Self-driving cars that run on simple maps and video camera feeds?
There are more than 60 companies in the United States alone that are developing technologies for self-driving cars. While some are rethinking maps at an unprecedented centimeter-level resolution, others are finding ways to make the sensor rig affordable to the consumer. A team of researchers at Massachusetts Institute of Technology (MIT), meanwhile, is trying to bypass all the fuss by getting autonomous vehicles to mimic human driving patterns – using only simple GPS maps and video camera feeds.
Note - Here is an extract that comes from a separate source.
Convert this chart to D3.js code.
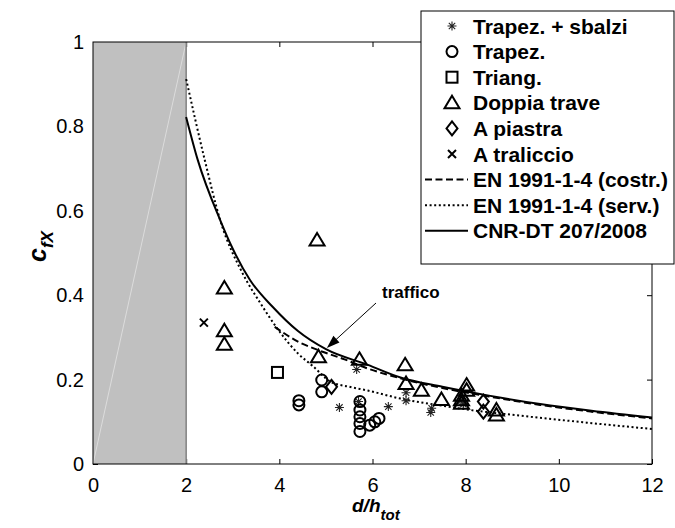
<!DOCTYPE html>
<html><head><meta charset="utf-8">
<script src="https://cdn.jsdelivr.net/npm/d3@7"></script>
<style>body{margin:0;background:#fff}svg{display:block}text{font-family:"Liberation Sans",Arial,sans-serif}</style>
</head><body>
<svg id="c" width="675" height="528"></svg>
<script>
// ---- data ----
const xTicks = [0, 2, 4, 6, 8, 10, 12];
const yTicks = [0, 0.2, 0.4, 0.6, 0.8, 1];
const yTickLabels = ["0", "0.2", "0.4", "0.6", "0.8", "1"];

const starX = [5.29, 5.66, 5.70, 6.34, 6.72, 6.72, 7.27, 7.25, 7.90, 7.95];
const starY = [0.134, 0.224, 0.148, 0.136, 0.169, 0.150, 0.132, 0.122, 0.150, 0.142];
const circX = [4.42, 4.42, 4.91, 4.91, 5.73, 5.73, 5.73, 5.73, 5.73, 5.94, 6.05, 6.14];
const circY = [0.150, 0.140, 0.199, 0.171, 0.148, 0.128, 0.112, 0.096, 0.077, 0.092, 0.100, 0.108];
const sqX = [3.96];
const sqY = [0.217];
const triX = [2.82, 2.82, 2.82, 4.84, 4.81, 5.72, 6.70, 6.72, 7.05, 7.48, 8.02, 8.02, 7.91, 7.91, 7.91, 8.66, 8.66];
const triY = [0.417, 0.316, 0.284, 0.254, 0.531, 0.248, 0.235, 0.191, 0.175, 0.153, 0.187, 0.175, 0.163, 0.152, 0.144, 0.128, 0.116];
const diaX = [5.12, 8.38, 8.38];
const diaY = [0.183, 0.148, 0.124];
const crossX = [2.38];
const crossY = [0.335];

const cnrX = [2, 2.25, 2.73, 3.0, 3.37, 3.86, 4.4, 5.0, 5.9, 6.6, 7.5, 8.5, 9.6, 10.7, 12];
const cnrY = [0.822, 0.72, 0.578, 0.51, 0.436, 0.372, 0.315, 0.272, 0.235, 0.205, 0.183, 0.162, 0.142, 0.126, 0.11];
const enCX = [3.9, 4.4, 4.83, 5.4, 5.88, 6.6, 7.5, 8.5, 9.6, 10.7, 12];
const enCY = [0.325, 0.29, 0.27, 0.248, 0.227, 0.203, 0.18, 0.16, 0.14, 0.124, 0.108];
const enSX = [2, 2.4, 2.73, 3.22, 3.6, 3.95, 4.4, 4.72, 5.1, 5.5, 5.9, 6.6, 7.5, 8.1, 9.4, 10.6, 12];
const enSY = [0.912, 0.72, 0.578, 0.45, 0.38, 0.322, 0.262, 0.232, 0.195, 0.183, 0.174, 0.155, 0.138, 0.128, 0.112, 0.098, 0.083];

const legendLabels = ["Trapez. + sbalzi", "Trapez.", "Triang.", "Doppia trave", "A piastra", "A traliccio",
  "EN 1991-1-4 (costr.)", "EN 1991-1-4 (serv.)", "CNR-DT 207/2008"];

// ---- layout ----
const L = 93, R = 652, T = 42, B = 464;
const svg = d3.select("#c");
const x = d3.scaleLinear().domain([0, 12]).range([L, R]);
const y = d3.scaleLinear().domain([0, 1]).range([B, T]);
const zip = (a, b) => a.map((v, i) => [v, b[i]]);

// axes ticks (inside)
const axB = d3.axisBottom(x).tickValues(xTicks).tickSize(-5).tickPadding(14).tickFormat(d3.format("d"));
const axT = d3.axisTop(x).tickValues(xTicks).tickSize(-5).tickFormat("");
const axL = d3.axisLeft(y).tickValues(yTicks).tickSize(-5).tickPadding(9).tickFormat((d, i) => yTickLabels[i]);
const axR = d3.axisRight(y).tickValues(yTicks).tickSize(-5).tickFormat("");
function styleAx(g) {
  g.select(".domain").remove();
  g.selectAll("line").attr("stroke", "#000");
  g.selectAll("text").attr("font-size", 20).attr("fill", "#000").attr("font-family", "Liberation Sans, Arial, sans-serif");
}
svg.append("g").attr("transform", `translate(0,${B})`).call(axB).call(styleAx);
svg.append("g").attr("transform", `translate(0,${T})`).call(axT).call(styleAx);
svg.append("g").attr("transform", `translate(${L},0)`).call(axL).call(styleAx);
svg.append("g").attr("transform", `translate(${R},0)`).call(axR).call(styleAx);

// gray zone
svg.append("rect").attr("x", x(0)).attr("y", y(1)).attr("width", x(2) - x(0)).attr("height", y(0) - y(1)).attr("fill", "#c0c0c0");
svg.append("line").attr("x1", x(0)).attr("y1", y(0)).attr("x2", x(2)).attr("y2", y(1)).attr("stroke", "#dcdcdc").attr("stroke-width", 1);
svg.append("line").attr("x1", x(2)).attr("y1", y(0)).attr("x2", x(2)).attr("y2", y(1)).attr("stroke", "#808080").attr("stroke-width", 1.5);

// frame
svg.append("rect").attr("x", L).attr("y", T).attr("width", R - L).attr("height", B - T).attr("fill", "none").attr("stroke", "#000").attr("stroke-width", 1);

// curves
const line = d3.line().x(d => x(d[0])).y(d => y(d[1])).curve(d3.curveMonotoneX);
const curveStyles = [
  { data: zip(enSX, enSY), dash: "2,2.6" },
  { data: zip(enCX, enCY), dash: "7,3.5" },
  { data: zip(cnrX, cnrY), dash: null }
];
curveStyles.forEach(c => {
  svg.append("path").attr("d", line(c.data)).attr("fill", "none").attr("stroke", "#000")
    .attr("stroke-width", 2).attr("stroke-dasharray", c.dash);
});

// markers
const mk = {
  star: (g) => g.append("path").attr("d", "M-4.5,0H4.5M0,-4.5V4.5M-3.2,-3.2L3.2,3.2M-3.2,3.2L3.2,-3.2")
    .attr("stroke", "#222").attr("stroke-width", 1.1).attr("fill", "none"),
  circ: (g) => g.append("circle").attr("r", 5.5).attr("fill", "none").attr("stroke", "#000").attr("stroke-width", 2),
  sq: (g) => g.append("rect").attr("x", -5.5).attr("y", -5.5).attr("width", 11).attr("height", 11)
    .attr("fill", "none").attr("stroke", "#000").attr("stroke-width", 2),
  tri: (g) => g.append("path").attr("d", "M0,-7L7.5,5.5H-7.5Z").attr("fill", "none").attr("stroke", "#000").attr("stroke-width", 2),
  dia: (g) => g.append("path").attr("d", "M0,-7L5.5,0L0,7L-5.5,0Z").attr("fill", "none").attr("stroke", "#000").attr("stroke-width", 2),
  cross: (g) => g.append("path").attr("d", "M-4,-4L4,4M-4,4L4,-4").attr("fill", "none").attr("stroke", "#000").attr("stroke-width", 2)
};
const sets = [
  ["star", starX, starY], ["circ", circX, circY], ["sq", sqX, sqY],
  ["tri", triX, triY], ["dia", diaX, diaY], ["cross", crossX, crossY]
];
sets.forEach(([k, xs, ys]) => {
  zip(xs, ys).forEach(p => {
    const g = svg.append("g").attr("transform", `translate(${x(p[0])},${y(p[1])})`);
    mk[k](g);
  });
});

// annotation "traffico"
const tipX = x(5.02), tipY = y(0.275);
const startX = 376, startY = 303;
const ang = Math.atan2(startY - tipY, startX - tipX);
svg.append("line").attr("x1", startX).attr("y1", startY).attr("x2", tipX + 8 * Math.cos(ang)).attr("y2", tipY + 8 * Math.sin(ang))
  .attr("stroke", "#000").attr("stroke-width", 1);
const ah = [[tipX, tipY],
  [tipX + 13 * Math.cos(ang) - 4.5 * Math.sin(ang), tipY + 13 * Math.sin(ang) + 4.5 * Math.cos(ang)],
  [tipX + 13 * Math.cos(ang) + 4.5 * Math.sin(ang), tipY + 13 * Math.sin(ang) - 4.5 * Math.cos(ang)]];
svg.append("path").attr("d", "M" + ah.join("L") + "Z").attr("fill", "#000");
svg.append("text").attr("x", 382).attr("y", 298).attr("font-size", 17).attr("font-weight", "bold").text("traffico");

// legend
const lg = svg.append("g");
const LX0 = 421, LY0 = 11, LX1 = 674, LY1 = 264;
lg.append("rect").attr("x", LX0).attr("y", LY0).attr("width", LX1 - LX0).attr("height", LY1 - LY0)
  .attr("fill", "#fff").attr("stroke", "#000").attr("stroke-width", 1);
const rowY = i => 26 + i * 25.6;
const mkKeys = ["star", "circ", "sq", "tri", "dia", "cross"];
mkKeys.forEach((k, i) => {
  const g = lg.append("g").attr("transform", `translate(452,${rowY(i)})`);
  mk[k](g);
});
[ "7,3.5", "2,2.6", null ].forEach((d, j) => {
  lg.append("line").attr("x1", 425).attr("x2", 468).attr("y1", rowY(6 + j)).attr("y2", rowY(6 + j))
    .attr("stroke", "#000").attr("stroke-width", 2).attr("stroke-dasharray", d);
});
legendLabels.forEach((t, i) => {
  lg.append("text").attr("x", 473).attr("y", rowY(i)).attr("dy", "0.36em").attr("font-size", 21)
    .attr("font-weight", "bold").text(t);
});

// axis labels
const xl = svg.append("text").attr("x", 352).attr("y", 512).attr("font-size", 19).attr("font-weight", "bold").attr("font-style", "italic");
xl.append("tspan").text("d/h");
xl.append("tspan").attr("font-size", 15).attr("dy", 8).text("tot");
const yl = svg.append("text").attr("transform", "translate(46,262) rotate(-90)").attr("font-size", 25).attr("font-weight", "bold").attr("font-style", "italic");
yl.append("tspan").text("c");
yl.append("tspan").attr("font-size", 17).attr("dy", 7).text("fX");
</script>
</body></html>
While human drivers can easily navigate in new, unfamiliar locations if they are armed with a basic map, the driverless cars being tested currently rely on computationally-intensive, meticulously-labeled maps. These maps, which have been created from LiDAR scans, are so massive that it takes 4,000 gigabytes of data to store just the city of San Francisco.
MIT says it can get the job done in much less. The maps which its system Variational End-to-End Navigation and Localization is using capture the whole world using only 40 gigabytes of data.
So, how does this thing work?
MIT’s system uses a machine learning model which is commonly used for image recognition. The model trains by observing a human driver steer in real life conditions. To explain the technology better, Daniela Rus, director of the Computer Science and Artificial Intelligence Laboratory (CSAIL) and co-author of the research paper, gives the example of how the system would react to a T-shaped intersection.
“Initially, at a T-shaped intersection, there are many different directions the car could turn,” Rus says. “The model starts by thinking about all those directions, but as it sees more and more data about what people do, it will see that some people turn left and some turn right, but nobody goes straight. Straight ahead is ruled out as a possible direction, and the model learns that, at T-shaped intersections, it can only move left or right.”
The researchers have tested the system with randomly chosen routes in Massachusetts and it has proven successful in recognizing distant stop signs or line breaks on the side of the road as signs of an upcoming intersection. Every time it intercepts an intersection, the system rummages through its steering command database to make a decision just like a human would.